As fellows, we need to interact with different stakeholders: the individual researchers who use and write software as part of their general practice, groups and disciplines who use software to enable new results to push their field forward, and policy makers who have global influence over the software conditions of funding and practice. We can target each of these stakeholders differently and provide a justification of improved software practice.

Reaching individuals

Individuals will make decisions about whether to invest time in learning good research practice based upon perceived benefits and costs. Benefits could be how much they think it will be good for them or their project. Costs could be the time or resource that they think will be needed to learn or adopt good practice. Thus, Institute fellows can work to promote software sustainability either or both by reducing perceptions of cost and or increasing perception of benefits. Different individuals and communities are likely to be differently susceptible to these different approaches. One can imagine a graduate student with a background in coding at the start of a project being more susceptible to promotion of benefits. They have time and know they can pick up new skills, thus the relative costs for them are lower. Such communities may know about the benefits of sustainable practice and be keen to attend an event if one comes up close to them. Conversely someone in a more senior position with less of a background in coding may not feel that they can justify the time or that they have the background to pick up new sustainability skills. In the latter case they may be more susceptible to activities targeted at convincing them that costs of learning new skills are relatively low and that it is achievable for them, or members of their teams.  

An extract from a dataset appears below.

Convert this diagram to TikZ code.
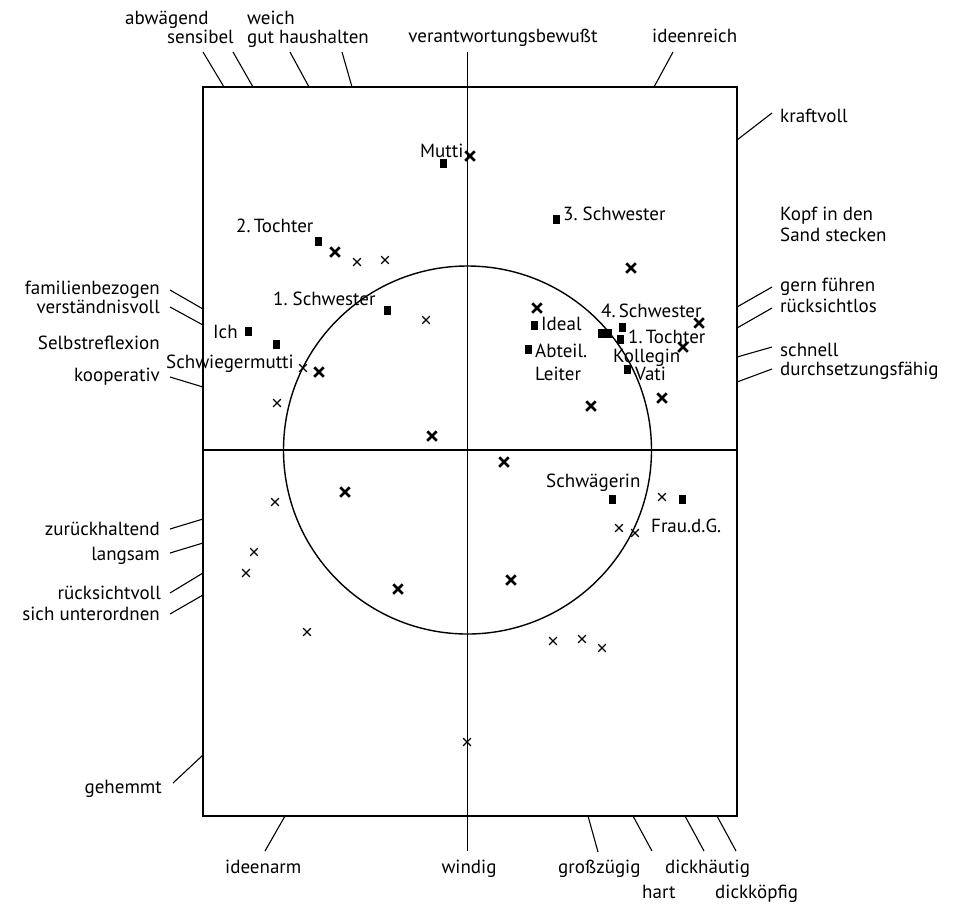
\documentclass[tikz,border=0pt]{standalone}
\usepackage{fontspec}
\setmainfont{PT Sans}
\usetikzlibrary{shapes.misc}
\begin{document}
\begin{tikzpicture}[x=1pt,y=-1pt,
  lbl/.style={inner sep=0pt, font=\fontsize{19}{19}\selectfont},
  lw/.style={lbl, anchor=base west},
  le/.style={lbl, anchor=base east},
  tick/.style={line width=1.1pt},
  frame/.style={line width=1.6pt},
  sq/.style={fill=black, minimum width=7pt, minimum height=9pt, inner sep=0pt},
  thinx/.style={cross out, draw, minimum size=6.5pt, inner sep=0pt, line width=1.2pt},
  boldx/.style={cross out, draw, minimum size=7pt, inner sep=0pt, line width=2.5pt}
]
\useasboundingbox (0,0) rectangle (956,903);

% frame, axes and circle
\draw[frame] (203,87) rectangle (737,816);
\coordinate (vtop) at (467.5,52);
\coordinate (vbot) at (467.5,851);
\coordinate (hleft) at (203,450);
\coordinate (hright) at (737,450);
\draw[frame] (vtop) -- (vbot);
\draw[frame] (hleft) -- (hright);
\coordinate (ctr) at (467.5,450);
\draw[line width=1.4pt] (ctr) circle[radius=184];

% top labels
\node[lw] (abw) at (125,24) {abwägend};
\node[lw] (sens) at (167,43) {sensibel};
\node[lw] (weich) at (247,24) {weich};
\node[lw] (guth) at (247,43) {gut haushalten};
\node[lbl, anchor=base] (verant) at (503,42) {verantwortungsbewußt};
\node[lw] (ideen) at (652,42) {ideenreich};

\coordinate (abwA) at (203,52);   \coordinate (abwB) at (224,87);
\coordinate (sensA) at (233,52);  \coordinate (sensB) at (253,87);
\coordinate (weichA) at (290,52); \coordinate (weichB) at (309,87);
\coordinate (guthA) at (342,52);  \coordinate (guthB) at (352,87);
\coordinate (ideenA) at (673,52); \coordinate (ideenB) at (654,87);
\draw[tick] (abwA) -- (abwB);
\draw[tick] (sensA) -- (sensB);
\draw[tick] (weichA) -- (weichB);
\draw[tick] (guthA) -- (guthB);
\draw[tick] (ideenA) -- (ideenB);

% right labels
\node[lw] (kraft) at (780,122) {kraftvoll};
\node[lw] (kopf) at (780,220) {Kopf in den};
\node[lw] (sand) at (780,241) {Sand stecken};
\node[lw] (gern) at (780,291) {gern führen};
\node[lw] (rlos) at (780,312) {rücksichtlos};
\node[lw] (schn) at (780,356) {schnell};
\node[lw] (durch) at (780,375) {durchsetzungsfähig};

\coordinate (kraftA) at (772,113); \coordinate (kraftB) at (737,140);
\coordinate (gernA) at (772,287);  \coordinate (gernB) at (737,307);
\coordinate (rlosA) at (772,308);  \coordinate (rlosB) at (737,328);
\coordinate (schnA) at (772,347);  \coordinate (schnB) at (737,357);
\coordinate (durchA) at (772,369); \coordinate (durchB) at (737,382);
\draw[tick] (kraftA) -- (kraftB);
\draw[tick] (gernA) -- (gernB);
\draw[tick] (rlosA) -- (rlosB);
\draw[tick] (schnA) -- (schnB);
\draw[tick] (durchA) -- (durchB);

% left labels
\node[le] (fam) at (160,294) {familienbezogen};
\node[le] (verst) at (160,313) {verständnisvoll};
\node[le] (selbst) at (160,349) {Selbstreflexion};
\node[le] (koop) at (160,381) {kooperativ};
\node[le] (zur) at (160,535) {zurückhaltend};
\node[le] (lang) at (160,560) {langsam};
\node[le] (rsv) at (161,599) {rücksichtvoll};
\node[le] (sich) at (160,620) {sich unterordnen};
\node[le] (geh) at (162,793) {gehemmt};

\coordinate (famA) at (170,290);  \coordinate (famB) at (203,309);
\coordinate (verstA) at (170,307);\coordinate (verstB) at (203,325);
\coordinate (koopA) at (170,377); \coordinate (koopB) at (203,387);
\coordinate (zurA) at (170,529);  \coordinate (zurB) at (203,519);
\coordinate (langA) at (170,553); \coordinate (langB) at (203,543);
\coordinate (rsvA) at (170,593);  \coordinate (rsvB) at (203,573);
\coordinate (sichA) at (170,614); \coordinate (sichB) at (203,595);
\coordinate (gehA) at (173,783);  \coordinate (gehB) at (203,755);
\draw[tick] (famA) -- (famB);
\draw[tick] (verstA) -- (verstB);
\draw[tick] (koopA) -- (koopB);
\draw[tick] (zurA) -- (zurB);
\draw[tick] (langA) -- (langB);
\draw[tick] (rsvA) -- (rsvB);
\draw[tick] (sichA) -- (sichB);
\draw[tick] (gehA) -- (gehB);

% bottom labels
\node[lw] (iarm) at (225,873) {ideenarm};
\node[lbl, anchor=base] (wind) at (469,873) {windig};
\node[lw] (gross) at (558,873) {großzügig};
\node[lw] (dickh) at (665,873) {dickhäutig};
\node[lw] (hart) at (642,898) {hart};
\node[lw] (dickk) at (715,898) {dickköpfig};

\coordinate (iarmA) at (265,851);  \coordinate (iarmB) at (285,816);
\coordinate (grossA) at (598,852); \coordinate (grossB) at (588,816);
\coordinate (hartA) at (652,851);  \coordinate (hartB) at (633,816);
\coordinate (dickhA) at (704,851); \coordinate (dickhB) at (685,816);
\coordinate (dickkA) at (736,851); \coordinate (dickkB) at (717,816);
\draw[tick] (iarmA) -- (iarmB);
\draw[tick] (grossA) -- (grossB);
\draw[tick] (hartA) -- (hartB);
\draw[tick] (dickhA) -- (dickhB);
\draw[tick] (dickkA) -- (dickkB);

% persons
\node[lw] (tMutti) at (420,157) {Mutti};
\node[sq] (sMutti) at (443,163) {};
\node[lw] (tTo2) at (236,232) {2.\,Tochter};
\node[sq] (sTo2) at (318,241) {};
\node[lw] (tSw3) at (563,220) {3.~Schwester};
\node[sq] (sSw3) at (556,219) {};
\node[lw] (tSw1) at (273,305) {1.~Schwester};
\node[sq] (sSw1) at (387,310) {};
\node[lw] (tIch) at (213,338) {Ich};
\node[sq] (sIch) at (248,331) {};
\node[lw] (tSchwm) at (166,368) {Schwiegermutti};
\node[sq] (sSchwm) at (276,344) {};
\node[lw] (tIdeal) at (541,330) {Ideal};
\node[sq] (sIdeal) at (534,325) {};
\node[lw] (tAbt) at (535,357) {Abteil.};
\node[lw] (tLeit) at (535,380) {Leiter};
\node[sq] (sAbt) at (528,349) {};
\node[sq] (sPairA) at (601,333) {};
\node[sq] (sPairB) at (608,333) {};
\node[lw] (tSw4) at (601,317) {4.\,Schwester};
\node[sq] (sSw4) at (622,327) {};
\node[lw] (tTo1) at (628,343) {1.\,Tochter};
\node[sq] (sTo1) at (620,339) {};
\node[lw] (tKoll) at (613,362) {Kollegin};
\node[lw] (tVati) at (635,380) {Vati};
\node[sq] (sVati) at (627,369) {};
\node[lw] (tSchwg) at (546,487) {Schwägerin};
\node[sq] (sSchwg) at (612,499) {};
\node[lw] (tFrau) at (651,532) {Frau.d.G.};
\node[sq] (sFrau) at (682,499) {};

% crosses, thin
\foreach \p [count=\i] in {(357,262),(385,260),(426,320),(303,368),(277,403),
  (275,502),(254,552),(246,573),(307,632),(553,641),(582,639),(602,648),
  (662,497),(619,528),(635,533),(467,742)}
  \node[thinx] (xt\i) at \p {};
% crosses, bold
\foreach \p [count=\i] in {(470,156),(335,252),(319,372),(432,436),(537,308),
  (631,268),(699,323),(683,347),(662,398),(591,406),(504,462),(345,492),
  (398,589),(511,580)}
  \node[boldx] (xb\i) at \p {};
\end{tikzpicture}
\end{document}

Activities promoting low costs could include entry level coding workshops, and blogs about coding techniques. Activities promoting the benefits include talks at domain conferences and blog posts on the benefits of good practice. Fellows need not feel that they have to do both of these at the same time.

Reaching Groups

It is not only individual researchers who benefit from improved software sustainability practice, but also research groups and disciplines who can make use of sustainable software to: increase collaborations with other institutions using software as a common theme, generate better research outputs, improve the rigour within their fields, and build common communities of shared practice.

Fellows can help push these ideas to groups by gathering case studies and data on how software has led to group collaborations and increased interest to specific institutions. Discipline-specific talks should be organised through existing peer networks which can use these case studies to highlight global software issues that can negatively impact research and describe how a collaborative and open effort can improve (re)use in areas such as reproducibility studies. Individual training is not the key role of these talks, rather to highlight issues both within the field and global issues where sustainable practises can help. These talks can be further developed to fit as short talks within domain conferences which might otherwise not fully appreciate the impact of software on their field.

Influencing Policy

It will be important as this develops to work with key influencers at policy level to understand the need to have a real grasp of sustainable software embedded in research culture at all levels. As the work of the Institute fellows progresses it will become more important to engage with organisations, such as the Research Councils and publishers, to ensure that requirements, such as open data and open sourcing of software, are an inherent part of research culture. This is not necessarily about producing guidance around best practice but in helping researchers in understanding what practices might be appropriate for them, depending on their role, discipline and requirements.

Conclusion

Focusing on key themes, including testing, sharing, and reproducibility of code within the context of “good enough practice” will be important to develop community interest in the work of the Institute. To support this fellows should work together to build a multi-disciplinary body of evidence, based on how fellows have benefitted from these practices, helping others to understand the value and opportunities these ways of working offer for future career development and for better science. These will build into an adaptable resource to support engagement at the three key levels fellows are seeking to influence.